• Stated exercise
Leave out the pictures and repeat the data exactly.

• Exercise material
★ ★ ★ ★

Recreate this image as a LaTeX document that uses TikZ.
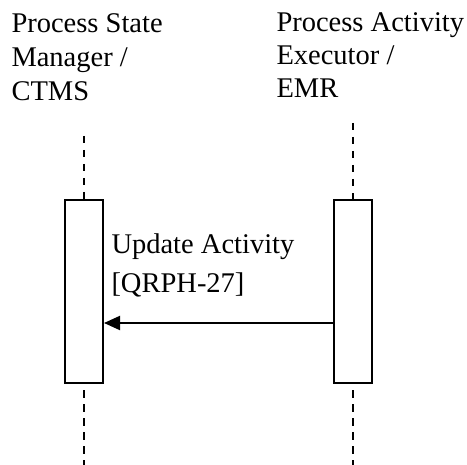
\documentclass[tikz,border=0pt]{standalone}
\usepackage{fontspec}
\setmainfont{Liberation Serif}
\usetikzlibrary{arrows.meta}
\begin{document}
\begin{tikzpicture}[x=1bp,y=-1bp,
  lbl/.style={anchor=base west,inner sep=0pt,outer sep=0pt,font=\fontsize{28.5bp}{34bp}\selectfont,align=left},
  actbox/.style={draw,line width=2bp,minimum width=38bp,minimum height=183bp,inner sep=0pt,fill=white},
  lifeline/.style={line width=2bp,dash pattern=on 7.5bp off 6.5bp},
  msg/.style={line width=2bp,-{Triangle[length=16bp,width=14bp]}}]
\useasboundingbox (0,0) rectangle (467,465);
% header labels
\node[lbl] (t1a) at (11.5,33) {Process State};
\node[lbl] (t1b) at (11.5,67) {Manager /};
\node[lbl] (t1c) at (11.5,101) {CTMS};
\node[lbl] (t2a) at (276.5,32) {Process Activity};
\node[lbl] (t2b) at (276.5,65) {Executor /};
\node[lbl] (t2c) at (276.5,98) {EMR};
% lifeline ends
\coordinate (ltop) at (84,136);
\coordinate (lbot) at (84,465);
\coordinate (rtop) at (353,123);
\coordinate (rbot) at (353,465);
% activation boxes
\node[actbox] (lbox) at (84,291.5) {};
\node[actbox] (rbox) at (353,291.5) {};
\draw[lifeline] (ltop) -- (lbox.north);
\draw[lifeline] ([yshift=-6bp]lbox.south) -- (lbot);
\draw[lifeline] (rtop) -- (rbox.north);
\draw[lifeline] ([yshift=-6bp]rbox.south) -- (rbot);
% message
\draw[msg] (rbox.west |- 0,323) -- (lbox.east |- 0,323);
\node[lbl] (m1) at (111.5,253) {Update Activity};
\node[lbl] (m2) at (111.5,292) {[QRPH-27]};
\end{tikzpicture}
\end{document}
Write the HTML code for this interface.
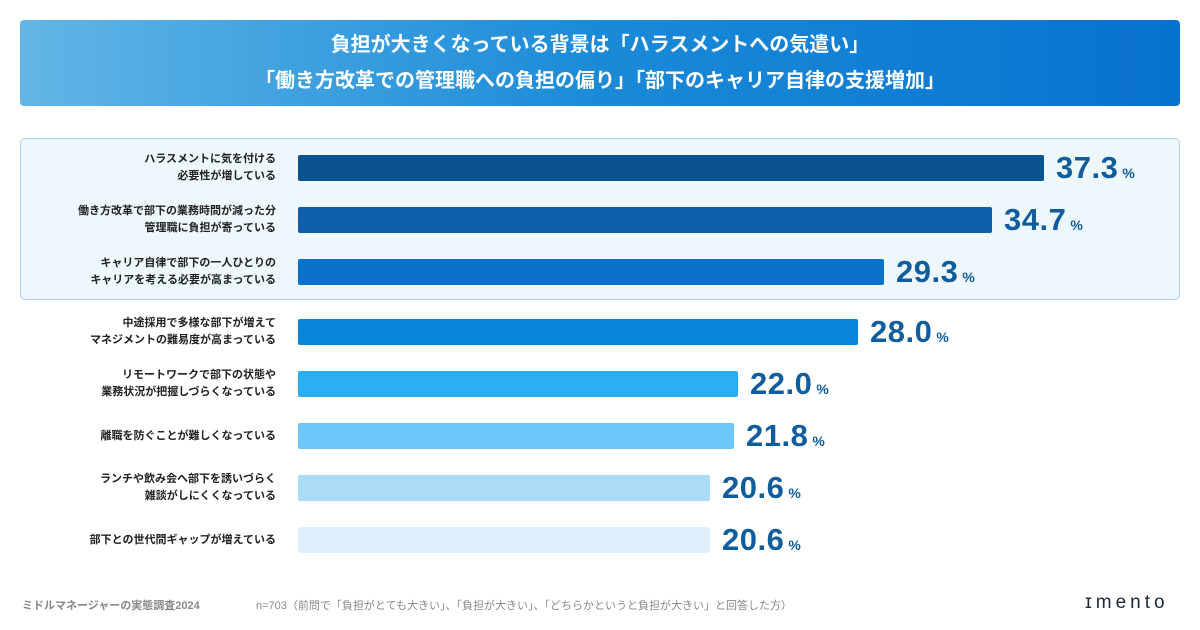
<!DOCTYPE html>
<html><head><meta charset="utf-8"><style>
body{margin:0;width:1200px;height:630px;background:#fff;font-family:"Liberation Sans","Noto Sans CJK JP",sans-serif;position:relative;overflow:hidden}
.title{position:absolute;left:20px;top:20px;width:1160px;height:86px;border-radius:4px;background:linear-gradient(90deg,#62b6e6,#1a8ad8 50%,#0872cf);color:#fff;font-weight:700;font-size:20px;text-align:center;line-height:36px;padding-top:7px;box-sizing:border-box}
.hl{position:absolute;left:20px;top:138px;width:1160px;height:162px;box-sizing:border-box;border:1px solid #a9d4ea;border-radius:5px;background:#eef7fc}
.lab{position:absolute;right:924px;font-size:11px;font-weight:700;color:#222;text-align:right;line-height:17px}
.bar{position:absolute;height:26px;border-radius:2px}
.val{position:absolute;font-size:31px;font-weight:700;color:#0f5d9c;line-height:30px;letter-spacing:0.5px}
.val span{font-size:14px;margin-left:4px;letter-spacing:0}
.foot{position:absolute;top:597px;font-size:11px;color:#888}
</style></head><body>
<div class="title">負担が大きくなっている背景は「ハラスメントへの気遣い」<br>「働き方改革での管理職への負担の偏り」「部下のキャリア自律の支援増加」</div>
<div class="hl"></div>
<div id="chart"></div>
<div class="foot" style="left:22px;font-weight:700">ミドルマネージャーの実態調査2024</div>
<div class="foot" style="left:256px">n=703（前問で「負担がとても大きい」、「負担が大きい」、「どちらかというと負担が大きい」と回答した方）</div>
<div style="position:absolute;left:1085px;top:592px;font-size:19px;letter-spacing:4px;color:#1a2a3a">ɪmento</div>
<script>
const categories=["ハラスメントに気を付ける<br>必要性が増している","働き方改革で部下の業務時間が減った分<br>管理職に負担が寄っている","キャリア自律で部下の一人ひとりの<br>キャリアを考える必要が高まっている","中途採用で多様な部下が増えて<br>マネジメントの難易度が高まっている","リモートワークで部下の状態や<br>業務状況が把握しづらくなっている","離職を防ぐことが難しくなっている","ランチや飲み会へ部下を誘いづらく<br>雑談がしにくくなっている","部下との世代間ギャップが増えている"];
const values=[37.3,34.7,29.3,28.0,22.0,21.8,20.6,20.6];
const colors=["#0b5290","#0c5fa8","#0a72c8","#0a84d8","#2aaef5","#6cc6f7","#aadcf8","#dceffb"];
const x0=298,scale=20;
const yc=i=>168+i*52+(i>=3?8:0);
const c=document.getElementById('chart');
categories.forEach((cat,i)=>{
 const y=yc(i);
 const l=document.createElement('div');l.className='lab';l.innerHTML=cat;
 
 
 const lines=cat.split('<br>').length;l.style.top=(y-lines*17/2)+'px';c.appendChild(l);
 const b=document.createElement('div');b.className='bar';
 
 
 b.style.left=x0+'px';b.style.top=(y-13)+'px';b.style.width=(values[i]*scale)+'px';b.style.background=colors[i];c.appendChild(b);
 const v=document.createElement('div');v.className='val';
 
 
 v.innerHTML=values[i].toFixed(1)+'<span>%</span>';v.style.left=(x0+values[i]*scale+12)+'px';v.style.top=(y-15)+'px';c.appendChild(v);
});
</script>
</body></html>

★ ★ ★ ★

• Finished answer
Recreate this image as a LaTeX document that uses TikZ.
\documentclass[tikz,border=0pt]{standalone}
\usepackage{fontspec}
\setmainfont{Liberation Serif}
\usetikzlibrary{arrows.meta}
\begin{document}
\begin{tikzpicture}[x=1bp,y=-1bp,
  lbl/.style={anchor=base west,inner sep=0pt,outer sep=0pt,font=\fontsize{28.5bp}{34bp}\selectfont,align=left},
  actbox/.style={draw,line width=2bp,minimum width=38bp,minimum height=183bp,inner sep=0pt,fill=white},
  lifeline/.style={line width=2bp,dash pattern=on 7.5bp off 6.5bp},
  msg/.style={line width=2bp,-{Triangle[length=16bp,width=14bp]}}]
\useasboundingbox (0,0) rectangle (467,465);
% header labels
\node[lbl] (t1a) at (11.5,33) {Process State};
\node[lbl] (t1b) at (11.5,67) {Manager /};
\node[lbl] (t1c) at (11.5,101) {CTMS};
\node[lbl] (t2a) at (276.5,32) {Process Activity};
\node[lbl] (t2b) at (276.5,65) {Executor /};
\node[lbl] (t2c) at (276.5,98) {EMR};
% lifeline ends
\coordinate (ltop) at (84,136);
\coordinate (lbot) at (84,465);
\coordinate (rtop) at (353,123);
\coordinate (rbot) at (353,465);
% activation boxes
\node[actbox] (lbox) at (84,291.5) {};
\node[actbox] (rbox) at (353,291.5) {};
\draw[lifeline] (ltop) -- (lbox.north);
\draw[lifeline] ([yshift=-6bp]lbox.south) -- (lbot);
\draw[lifeline] (rtop) -- (rbox.north);
\draw[lifeline] ([yshift=-6bp]rbox.south) -- (rbot);
% message
\draw[msg] (rbox.west |- 0,323) -- (lbox.east |- 0,323);
\node[lbl] (m1) at (111.5,253) {Update Activity};
\node[lbl] (m2) at (111.5,292) {[QRPH-27]};
\end{tikzpicture}
\end{document}
Write the HTML code for this interface.
<!DOCTYPE html>
<html><head><meta charset="utf-8"><style>
body{margin:0;width:1200px;height:630px;background:#fff;font-family:"Liberation Sans","Noto Sans CJK JP",sans-serif;position:relative;overflow:hidden}
.title{position:absolute;left:20px;top:20px;width:1160px;height:86px;border-radius:4px;background:linear-gradient(90deg,#62b6e6,#1a8ad8 50%,#0872cf);color:#fff;font-weight:700;font-size:20px;text-align:center;line-height:36px;padding-top:7px;box-sizing:border-box}
.hl{position:absolute;left:20px;top:138px;width:1160px;height:162px;box-sizing:border-box;border:1px solid #a9d4ea;border-radius:5px;background:#eef7fc}
.lab{position:absolute;right:924px;font-size:11px;font-weight:700;color:#222;text-align:right;line-height:17px}
.bar{position:absolute;height:26px;border-radius:2px}
.val{position:absolute;font-size:31px;font-weight:700;color:#0f5d9c;line-height:30px;letter-spacing:0.5px}
.val span{font-size:14px;margin-left:4px;letter-spacing:0}
.foot{position:absolute;top:597px;font-size:11px;color:#888}
</style></head><body>
<div class="title">負担が大きくなっている背景は「ハラスメントへの気遣い」<br>「働き方改革での管理職への負担の偏り」「部下のキャリア自律の支援増加」</div>
<div class="hl"></div>
<div id="chart"></div>
<div class="foot" style="left:22px;font-weight:700">ミドルマネージャーの実態調査2024</div>
<div class="foot" style="left:256px">n=703（前問で「負担がとても大きい」、「負担が大きい」、「どちらかというと負担が大きい」と回答した方）</div>
<div style="position:absolute;left:1085px;top:592px;font-size:19px;letter-spacing:4px;color:#1a2a3a">ɪmento</div>
<script>
const categories=["ハラスメントに気を付ける<br>必要性が増している","働き方改革で部下の業務時間が減った分<br>管理職に負担が寄っている","キャリア自律で部下の一人ひとりの<br>キャリアを考える必要が高まっている","中途採用で多様な部下が増えて<br>マネジメントの難易度が高まっている","リモートワークで部下の状態や<br>業務状況が把握しづらくなっている","離職を防ぐことが難しくなっている","ランチや飲み会へ部下を誘いづらく<br>雑談がしにくくなっている","部下との世代間ギャップが増えている"];
const values=[37.3,34.7,29.3,28.0,22.0,21.8,20.6,20.6];
const colors=["#0b5290","#0c5fa8","#0a72c8","#0a84d8","#2aaef5","#6cc6f7","#aadcf8","#dceffb"];
const x0=298,scale=20;
const yc=i=>168+i*52+(i>=3?8:0);
const c=document.getElementById('chart');
categories.forEach((cat,i)=>{
 const y=yc(i);
 const l=document.createElement('div');l.className='lab';l.innerHTML=cat;
 
 
 const lines=cat.split('<br>').length;l.style.top=(y-lines*17/2)+'px';c.appendChild(l);
 const b=document.createElement('div');b.className='bar';
 
 
 b.style.left=x0+'px';b.style.top=(y-13)+'px';b.style.width=(values[i]*scale)+'px';b.style.background=colors[i];c.appendChild(b);
 const v=document.createElement('div');v.className='val';
 
 
 v.innerHTML=values[i].toFixed(1)+'<span>%</span>';v.style.left=(x0+values[i]*scale+12)+'px';v.style.top=(y-15)+'px';c.appendChild(v);
});
</script>
</body></html>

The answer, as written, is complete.